It is good summary of the stuff going at the various blogs as the blogosphere starts reexamining what they are about. A lot of this started when Atrios and Kos delinked a lot of people for reasons that never really made sense.
The author is a moderate person who weighs his words carefully. I don't always agree with his stances, but I highly respect his views. He really hits hard on the win at all costs mentality. He goes into why we need to examine the 90s to see where we are going to go.
What Are We Trying to Do?Just a few pertinent clips. I think he is very right about some of the things he says about the Clinton policies that got us where we are today, perhaps not intentionally. Perhaps because backing off would have not been an option they could handle.
Now that the Democrats control Congress, we all want to see some progress on issues of concern to us, but we especially want to see progress on ending the war and checking the executive branch. And there is frustration that the Democrats are not more united and are not more effective. That's understandable.
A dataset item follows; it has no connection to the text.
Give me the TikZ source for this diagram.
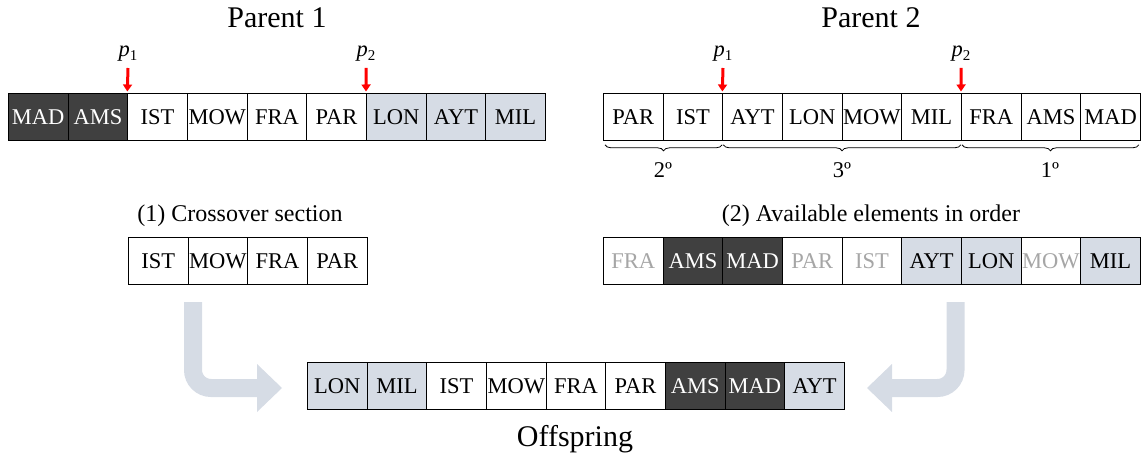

...."But many of us have learned deeper lessons. It isn't enough to go back to Clinton's policies and Clinton's Democratic Party. If nothing else, Clinton's America carried the seeds for Bushism within it. We can't go back to Clintonism unless we also destroy the seeds of Bushism. And those seeds involve a number of things that blogs and blogging communities are designed to address. Number one on the list is the media. It was the rise of right-wing media, think-tanks, and the media consolidation in the 1990's that gave rise to Bushism. Blogs are a partial corrective for this. We provide a skeptical commentary on the media and reach an increasing number of Americans.
And some partial paragraph snippets:
The media is not the only culprit in the rise of Bushism. Another problem has been the unexamined assumptions of American foreign policy. And these assumptions were as prevalent in the Clinton White House as they are in the Bush White House. We need to reconsider our role in the world, especially in the Middle East.
And this portion of what we need to learn from Iraq:
Many Democrats are concerned that opposition to the Iraq War will lead to a collapse of support for a wider array of America's global roles and responsibilities. But a larger group of Democrats actually yearns for a reassessment of America's roles and responsibilities and wants to use the failure of the Iraq War as a stepping stone to that reassessment. Count me among this latter group.
This paragraph may anger some here, but there is a lot of truth in it. I see it in the way some of the leading Democrats are addressing the issue of Iraq too cautiously. Right or wrong...it is food for thought.
For example, Clinton's administration hyped the threat from Saddam Hussein because they needed to maintain support for the containment policy they inherited from the first Bush administration. The second Bush administration was then able to point to falsehoods told by Clinton to justify their own falsehoods. We can't break the cycle of disinformation until we realize that Clinton lied to us too.
That is painful to acknowledge, though. The day it hit us our neighbors were visiting. Iraq seemed to be in shambles. A neighbor said those in the WH had to know. It hit me like a ton of bricks. I think it is true. People in positions of great power have awesome responsibility to be open with the people.